I have been working on drafts of one of the stories, about the end of an affair, for more than a decade. At one time I thought it might be a novel. I wrote eight versions of it recently and, I believe, finally got it right. I’ve also been thinking about another story, about a doomed wedding, for some time. That one just fell into place right away; I really like it.
Do you think you’ll move on to a novel?
I think that time is approaching. I want to finish this suite of short stories first. Years ago I started a novel that I didn’t know how to handle. I think I am going to go back to that manuscript soon and see if it is viable.
What’s this business about people calling you “the Jewish Martha Stewart?”
That started as both a compliment and a joke. I used to invite people from work over to my apartment, and then later to my house on Long Island. I like to set the table with the vintage linens, dishes and glassware I’ve collected, and I’ve been known to cook more elaborately than some of my guests. So one evening, after a bit of wine, one of the art director guests started calling me that and it stuck. Later, Jenny Klion wrote a charming profile of my cooking and table settings in Edible Long Island, using that title.
Do you have a favorite cookbook?
That’s a difficult question because so many recipes are now online. But I do have a lot of cookbooks, including some pretty old ones. But I find myself going back to some regularly.

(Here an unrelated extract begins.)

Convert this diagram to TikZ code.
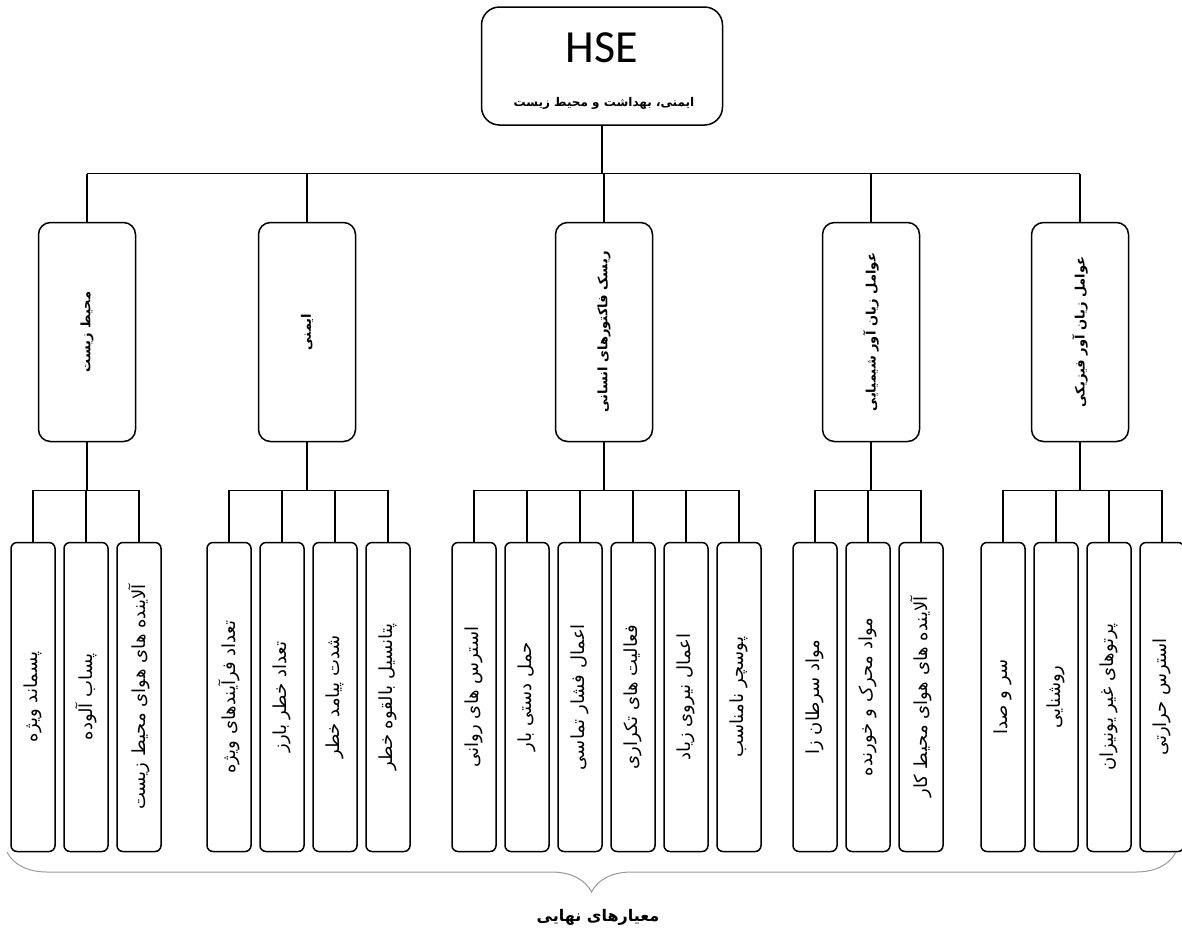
\documentclass[tikz,border=0pt]{standalone}
\usepackage{fontspec}
\setmainfont{Carlito}
\newfontfamily\arabicfont[Script=Arabic]{DejaVu Sans}
\TeXXeTstate=1
\newcommand\fatext[1]{{\arabicfont\beginR #1\endR}}
\usetikzlibrary{decorations.pathreplacing}
\begin{document}
\begin{tikzpicture}[x=1pt,y=-1pt,
    topbox/.style={draw,line width=1.5pt,rounded corners=18pt,minimum width=241pt,minimum height=118pt,inner sep=0pt},
    catbox/.style={draw,line width=1.5pt,rounded corners=12pt,minimum width=97pt,minimum height=219pt,inner sep=0pt,font=\fontsize{13}{15}\selectfont\bfseries},
    leafbox/.style={draw,line width=1.5pt,rounded corners=6pt,minimum width=44pt,minimum height=309pt,inner sep=0pt,font=\fontsize{18}{20}\selectfont},
    link/.style={line width=1.4pt}]
    \useasboundingbox (0,0) rectangle (1182,943);
    %% Root
    \node[topbox] (hse) at (602,66) {};
    \node[font=\fontsize{46}{50}\selectfont] (hsetitle) at (602,48) {HSE};
    \node[font=\fontsize{12}{14}\selectfont\bfseries] (hsesub) at (604,103) {\fatext{ایمنی، بهداشت و محیط زیست}};
    %% Criteria
    \node[catbox] (env) at (87,332) {\rotatebox{90}{\fatext{محیط زیست}}};
    \node[catbox] (safe) at (307,332) {\rotatebox{90}{\fatext{ایمنی}}};
    \node[catbox] (human) at (604,332) {\rotatebox{90}{\fatext{ریسک فاکتورهای انسانی}}};
    \node[catbox] (chem) at (871,332) {\rotatebox{90}{\fatext{عوامل زیان آور شیمیایی}}};
    \node[catbox] (phys) at (1080,332) {\rotatebox{90}{\fatext{عوامل زیان آور فیزیکی}}};
    %% Sub-criteria
    \foreach \x/\txt [count=\i] in {33/{پسماند ویژه},86/{پساب آلوده},139/{آلاینده های هوای محیط زیست}}
        \node[leafbox] (env\i) at (\x,697) {\rotatebox{90}{\fatext{\txt}}};
    \foreach \x/\txt [count=\i] in {229/{تعداد فرآیندهای ویژه},282/{تعداد خطر بارز},335/{شدت پیامد خطر},388/{پتانسیل بالقوه خطر}}
        \node[leafbox] (safe\i) at (\x,697) {\rotatebox{90}{\fatext{\txt}}};
    \foreach \x/\txt [count=\i] in {474/{استرس های روانی},527/{حمل دستی بار},580/{اعمال فشار تماسی},633/{فعالیت های تکراری},686/{اعمال نیروی زیاد},739/{پوسچر نامناسب}}
        \node[leafbox] (human\i) at (\x,697) {\rotatebox{90}{\fatext{\txt}}};
    \foreach \x/\txt [count=\i] in {815/{مواد سرطان زا},868/{مواد محرک و خورنده},921/{آلاینده های هوای محیط کار}}
        \node[leafbox] (chem\i) at (\x,697) {\rotatebox{90}{\fatext{\txt}}};
    \foreach \x/\txt [count=\i] in {1003/{سر و صدا},1056/{روشنایی},1109/{پرتوهای غیر یونیزان},1162/{استرس حرارتی}}
        \node[leafbox] (phys\i) at (\x,697) {\rotatebox{90}{\fatext{\txt}}};
    %% Connectors
    \coordinate (topbus) at ([yshift=-48pt]hse.south);
    \draw[link] (hse.south) -- (topbus);
    \draw[link] (topbus -| env.north) -- (topbus -| phys.north);
    \foreach \c in {env,safe,human,chem,phys}
        \draw[link] (topbus -| \c.north) -- (\c.north);
    \foreach \c/\n in {env/3,safe/4,human/6,chem/3,phys/4} {
        \coordinate (\c bus) at ([yshift=-48pt]\c.south);
        \draw[link] (\c.south) -- (\c bus);
        \draw[link] (\c bus -| \c1.north) -- (\c bus -| \c\n.north);
        \foreach \i in {1,...,\n}
            \draw[link] (\c bus -| \c\i.north) -- (\c\i.north);
    }
    %% Brace
    \draw[gray!80,line width=1pt,decorate,decoration={brace,mirror,amplitude=40pt}] (7,852) -- (1176,852);
    \node[font=\fontsize{16}{18}\selectfont\bfseries] (final) at (598,917) {\fatext{معیارهای نهایی}};
\end{tikzpicture}
\end{document}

• I always seem to take out my falling-apart Joy of Cooking at Thanksgiving time because it has all my previous years’ turkey calculations written in it.
• I like Daisy Martinez’ Daisy Cooks for a few dishes. Try her Wet Rub for Pernil. I have Puerto Rican neighbors who are exceptional cooks, and I keep trying to make the dishes they’ve served. Illyana Maisonet, the genius behind posts Eat Gorda Eat, has a PR cookbook in the works; I look forward to that one.
• I am in general not a great fan of Mary Ann Esposito’s cookbooks, but she has an artichoke fennel tart in Nella Cucina that is superb. Leave out the sausages if you are serving vegetarians, increase the veggies — and it is still fantastic. I make it for special friends at least twice a year; it is quite a lot of work to make, but worth it.
• Apple pie may seem like it would be a no-brainer. But we’ve all had boring apple pies, even from credible bakers. Carole Walter’s Great Pies & Tarts has one of the best apple pie filling recipes I’ve tried. See her Old-Fashioned American Apple Pie.
• One more … Dorie Greenspan’s Desserts by Pierre Hermé. Fabulous book.